Short takes on this week's news
Government puts IDcards proposal on hold
The government is to shelve plans to introduce a national biometric identity card until after the election, it emerged last week. The Identity Cards Bill, which was due to pass through the House of Lords, is not expected to be allocated debating time before 5 May, following opposition from the Conservative Party. The bill would have to start its passage through Parliament again if Labour wins a third term.
ID cards are a waste, says Schneier
British Energy picks Capgemini for support
Capgemini has won a five-year, £20m IT outsourcing contract with British Energy. Capgemini will support 6,500 users and more than 300 servers at British Energy power stations and offices throughout the UK. It will also provide application management services for several core systems at British Energy, including finance, human resources and document management. The contract involves the transfer of 28 British Energy staff and contractors to Capgemini.

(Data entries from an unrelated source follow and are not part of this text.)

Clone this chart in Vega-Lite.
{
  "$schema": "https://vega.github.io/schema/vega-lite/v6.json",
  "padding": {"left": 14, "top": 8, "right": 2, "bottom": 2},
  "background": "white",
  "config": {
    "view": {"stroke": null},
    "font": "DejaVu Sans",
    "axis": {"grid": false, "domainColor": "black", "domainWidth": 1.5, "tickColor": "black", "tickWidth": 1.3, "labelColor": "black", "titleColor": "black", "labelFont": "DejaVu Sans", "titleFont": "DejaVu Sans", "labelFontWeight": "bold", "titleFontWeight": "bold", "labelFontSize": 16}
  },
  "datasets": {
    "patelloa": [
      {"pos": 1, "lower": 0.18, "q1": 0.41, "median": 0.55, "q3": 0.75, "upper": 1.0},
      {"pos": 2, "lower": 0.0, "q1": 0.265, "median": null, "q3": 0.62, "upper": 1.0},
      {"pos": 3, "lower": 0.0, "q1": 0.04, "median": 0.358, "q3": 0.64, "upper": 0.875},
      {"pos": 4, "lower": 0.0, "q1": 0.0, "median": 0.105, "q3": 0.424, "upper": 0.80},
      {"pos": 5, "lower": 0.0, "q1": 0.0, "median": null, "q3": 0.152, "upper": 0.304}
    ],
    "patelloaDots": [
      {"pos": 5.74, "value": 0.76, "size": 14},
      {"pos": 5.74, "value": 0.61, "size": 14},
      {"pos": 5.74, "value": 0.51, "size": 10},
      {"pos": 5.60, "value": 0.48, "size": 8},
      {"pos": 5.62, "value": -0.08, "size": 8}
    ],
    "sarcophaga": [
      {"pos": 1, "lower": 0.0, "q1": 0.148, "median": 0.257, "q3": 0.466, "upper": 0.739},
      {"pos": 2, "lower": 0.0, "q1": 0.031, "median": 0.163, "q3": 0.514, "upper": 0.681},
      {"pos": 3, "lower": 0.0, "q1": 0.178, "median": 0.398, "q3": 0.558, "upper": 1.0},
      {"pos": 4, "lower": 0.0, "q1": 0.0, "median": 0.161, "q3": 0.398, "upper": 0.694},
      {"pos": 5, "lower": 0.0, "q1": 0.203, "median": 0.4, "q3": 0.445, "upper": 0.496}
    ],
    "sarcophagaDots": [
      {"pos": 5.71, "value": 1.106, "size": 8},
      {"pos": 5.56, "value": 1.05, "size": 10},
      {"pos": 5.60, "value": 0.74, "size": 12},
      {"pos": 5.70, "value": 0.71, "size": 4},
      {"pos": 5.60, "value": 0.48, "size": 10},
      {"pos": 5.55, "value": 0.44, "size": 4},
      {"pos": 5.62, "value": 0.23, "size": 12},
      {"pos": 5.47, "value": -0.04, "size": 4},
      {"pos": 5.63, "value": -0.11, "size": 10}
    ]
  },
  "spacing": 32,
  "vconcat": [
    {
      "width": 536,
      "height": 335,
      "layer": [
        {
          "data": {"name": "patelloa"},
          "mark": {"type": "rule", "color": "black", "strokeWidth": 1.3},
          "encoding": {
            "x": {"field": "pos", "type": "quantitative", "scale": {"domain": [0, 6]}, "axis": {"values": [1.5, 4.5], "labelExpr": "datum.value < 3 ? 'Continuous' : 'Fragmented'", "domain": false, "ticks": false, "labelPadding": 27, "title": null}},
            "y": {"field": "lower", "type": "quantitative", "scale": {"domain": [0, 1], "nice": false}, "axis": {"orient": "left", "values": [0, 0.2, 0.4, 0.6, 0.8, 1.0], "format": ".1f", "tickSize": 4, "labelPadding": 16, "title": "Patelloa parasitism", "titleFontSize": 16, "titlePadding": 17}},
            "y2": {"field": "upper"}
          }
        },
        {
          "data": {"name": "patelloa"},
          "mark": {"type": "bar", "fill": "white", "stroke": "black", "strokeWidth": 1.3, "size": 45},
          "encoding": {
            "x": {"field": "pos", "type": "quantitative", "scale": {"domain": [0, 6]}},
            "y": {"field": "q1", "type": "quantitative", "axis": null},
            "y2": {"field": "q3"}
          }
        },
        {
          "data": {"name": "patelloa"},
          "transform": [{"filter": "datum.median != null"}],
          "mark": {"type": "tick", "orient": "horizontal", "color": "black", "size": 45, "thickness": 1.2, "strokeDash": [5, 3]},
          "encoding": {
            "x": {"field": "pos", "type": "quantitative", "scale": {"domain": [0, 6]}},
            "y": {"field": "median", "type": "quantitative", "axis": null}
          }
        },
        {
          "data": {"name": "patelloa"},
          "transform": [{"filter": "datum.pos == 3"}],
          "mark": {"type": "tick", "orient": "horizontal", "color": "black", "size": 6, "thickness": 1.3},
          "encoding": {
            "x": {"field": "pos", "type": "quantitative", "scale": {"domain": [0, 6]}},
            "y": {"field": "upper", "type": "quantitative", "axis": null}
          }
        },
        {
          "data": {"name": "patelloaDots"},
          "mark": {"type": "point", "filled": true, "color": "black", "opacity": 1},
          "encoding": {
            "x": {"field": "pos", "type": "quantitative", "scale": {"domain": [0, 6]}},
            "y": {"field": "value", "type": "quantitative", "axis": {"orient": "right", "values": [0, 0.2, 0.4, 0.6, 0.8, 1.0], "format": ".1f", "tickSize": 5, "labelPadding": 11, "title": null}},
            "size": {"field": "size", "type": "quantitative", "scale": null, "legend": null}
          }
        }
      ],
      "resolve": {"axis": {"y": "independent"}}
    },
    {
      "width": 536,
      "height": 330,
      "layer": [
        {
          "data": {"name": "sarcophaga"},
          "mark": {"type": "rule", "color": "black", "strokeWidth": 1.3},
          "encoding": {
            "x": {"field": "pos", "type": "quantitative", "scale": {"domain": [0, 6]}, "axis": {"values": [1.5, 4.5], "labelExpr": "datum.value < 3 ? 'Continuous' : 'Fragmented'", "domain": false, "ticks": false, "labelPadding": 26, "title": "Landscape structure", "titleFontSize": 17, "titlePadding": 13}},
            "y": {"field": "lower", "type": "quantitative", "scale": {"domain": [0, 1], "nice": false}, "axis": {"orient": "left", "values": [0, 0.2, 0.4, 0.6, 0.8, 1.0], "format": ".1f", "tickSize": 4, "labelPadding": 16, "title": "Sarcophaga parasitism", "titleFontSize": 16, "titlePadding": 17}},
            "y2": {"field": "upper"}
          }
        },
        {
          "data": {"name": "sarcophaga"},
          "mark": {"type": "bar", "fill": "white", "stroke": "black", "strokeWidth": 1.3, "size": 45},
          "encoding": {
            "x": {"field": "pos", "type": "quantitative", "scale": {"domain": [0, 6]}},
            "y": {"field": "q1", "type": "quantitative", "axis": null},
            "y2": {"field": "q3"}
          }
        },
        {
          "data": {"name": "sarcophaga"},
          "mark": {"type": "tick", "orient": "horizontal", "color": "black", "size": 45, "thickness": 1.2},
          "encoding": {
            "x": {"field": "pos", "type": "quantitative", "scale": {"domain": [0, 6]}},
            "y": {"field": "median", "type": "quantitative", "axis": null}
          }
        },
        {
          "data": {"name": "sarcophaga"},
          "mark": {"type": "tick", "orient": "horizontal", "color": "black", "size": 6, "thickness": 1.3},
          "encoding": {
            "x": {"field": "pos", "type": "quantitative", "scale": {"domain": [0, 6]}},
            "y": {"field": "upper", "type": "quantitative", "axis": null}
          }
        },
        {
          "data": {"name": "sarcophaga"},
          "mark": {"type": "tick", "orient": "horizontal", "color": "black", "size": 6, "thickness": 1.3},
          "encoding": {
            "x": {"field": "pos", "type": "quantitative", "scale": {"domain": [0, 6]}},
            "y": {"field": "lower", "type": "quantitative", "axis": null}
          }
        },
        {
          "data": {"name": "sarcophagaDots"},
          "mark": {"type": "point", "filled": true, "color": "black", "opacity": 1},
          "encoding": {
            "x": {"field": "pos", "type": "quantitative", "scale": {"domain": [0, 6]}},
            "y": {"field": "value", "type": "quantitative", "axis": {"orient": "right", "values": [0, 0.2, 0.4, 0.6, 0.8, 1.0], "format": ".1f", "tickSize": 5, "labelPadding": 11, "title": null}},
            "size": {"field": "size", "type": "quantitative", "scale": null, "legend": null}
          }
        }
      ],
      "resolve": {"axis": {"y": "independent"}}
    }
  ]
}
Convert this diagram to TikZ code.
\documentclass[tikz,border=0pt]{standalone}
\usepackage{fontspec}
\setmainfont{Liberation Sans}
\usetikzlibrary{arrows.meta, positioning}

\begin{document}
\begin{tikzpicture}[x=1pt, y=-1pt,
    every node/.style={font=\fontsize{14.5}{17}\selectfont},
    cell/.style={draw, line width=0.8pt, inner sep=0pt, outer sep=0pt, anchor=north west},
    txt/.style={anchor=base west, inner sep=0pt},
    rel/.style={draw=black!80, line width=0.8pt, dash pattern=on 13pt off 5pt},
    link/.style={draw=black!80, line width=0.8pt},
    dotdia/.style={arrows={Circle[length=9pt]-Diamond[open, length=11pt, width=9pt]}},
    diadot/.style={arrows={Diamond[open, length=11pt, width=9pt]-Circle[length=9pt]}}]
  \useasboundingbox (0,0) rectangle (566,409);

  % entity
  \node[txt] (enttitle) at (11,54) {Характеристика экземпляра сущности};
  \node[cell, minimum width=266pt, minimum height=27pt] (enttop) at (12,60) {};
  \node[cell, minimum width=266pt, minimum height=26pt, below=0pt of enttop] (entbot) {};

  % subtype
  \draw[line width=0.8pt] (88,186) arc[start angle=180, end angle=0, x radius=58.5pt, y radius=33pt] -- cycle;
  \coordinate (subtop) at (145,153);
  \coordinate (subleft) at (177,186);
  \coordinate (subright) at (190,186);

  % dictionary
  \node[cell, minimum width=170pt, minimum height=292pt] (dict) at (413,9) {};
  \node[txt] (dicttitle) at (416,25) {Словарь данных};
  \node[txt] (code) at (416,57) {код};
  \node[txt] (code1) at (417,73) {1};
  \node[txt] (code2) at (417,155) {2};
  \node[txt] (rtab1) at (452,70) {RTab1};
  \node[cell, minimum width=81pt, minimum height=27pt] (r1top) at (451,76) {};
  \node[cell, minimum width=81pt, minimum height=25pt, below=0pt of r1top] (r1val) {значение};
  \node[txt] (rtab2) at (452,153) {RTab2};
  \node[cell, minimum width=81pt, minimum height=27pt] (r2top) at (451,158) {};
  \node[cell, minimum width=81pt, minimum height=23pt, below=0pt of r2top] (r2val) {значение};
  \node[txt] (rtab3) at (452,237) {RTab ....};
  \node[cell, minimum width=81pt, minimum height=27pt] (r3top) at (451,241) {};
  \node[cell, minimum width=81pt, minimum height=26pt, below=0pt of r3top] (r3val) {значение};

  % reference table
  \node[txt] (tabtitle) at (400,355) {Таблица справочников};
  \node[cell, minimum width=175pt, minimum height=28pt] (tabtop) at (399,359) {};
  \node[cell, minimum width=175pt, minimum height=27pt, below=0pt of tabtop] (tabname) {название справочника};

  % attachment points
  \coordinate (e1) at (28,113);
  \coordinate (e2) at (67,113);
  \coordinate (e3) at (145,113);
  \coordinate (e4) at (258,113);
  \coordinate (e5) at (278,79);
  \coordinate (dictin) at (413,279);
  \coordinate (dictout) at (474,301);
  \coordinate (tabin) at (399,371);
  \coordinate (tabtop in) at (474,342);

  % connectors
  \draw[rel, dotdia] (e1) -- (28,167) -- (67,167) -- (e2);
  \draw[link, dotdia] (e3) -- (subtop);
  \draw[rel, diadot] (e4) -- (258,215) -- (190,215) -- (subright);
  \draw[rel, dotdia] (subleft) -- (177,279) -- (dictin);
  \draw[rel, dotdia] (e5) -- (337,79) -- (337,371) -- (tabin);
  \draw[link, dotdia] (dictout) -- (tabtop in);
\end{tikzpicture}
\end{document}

Seven shortlisted for road charge contract
HM Customs and Excise has shortlisted seven suppliers to go through to the next stage of its procurement process for the forthcoming Lorry Road-User Charge (LRUC) scheme. The multimillion-pound LRUC contract will deliver the government's manifesto that all lorries using UK roads contribute towards the costs they impose. Serco, Siemens and T-Systems International have been selected to supply bids for the charging data services.
Microsoft talks collaboration
Microsoft is set to unveil its work on real-time collaboration (RTC) with new products aimed at the telecoms sector. RTC covers IP telephony, video conferencing and instant messaging. Microsoft said it will detail new tools in these areas.
Oyster card could be used to pay for papers
Transport for London is considering allowing users of its Oyster smartcard to pay for low-value goods such as newspapers and milk as well as train or bus journeys. TfL has been running a pilot in the London boroughs of Greenwich, Newham, Croydon and Lewisham where cards are being used in libraries and leisure services.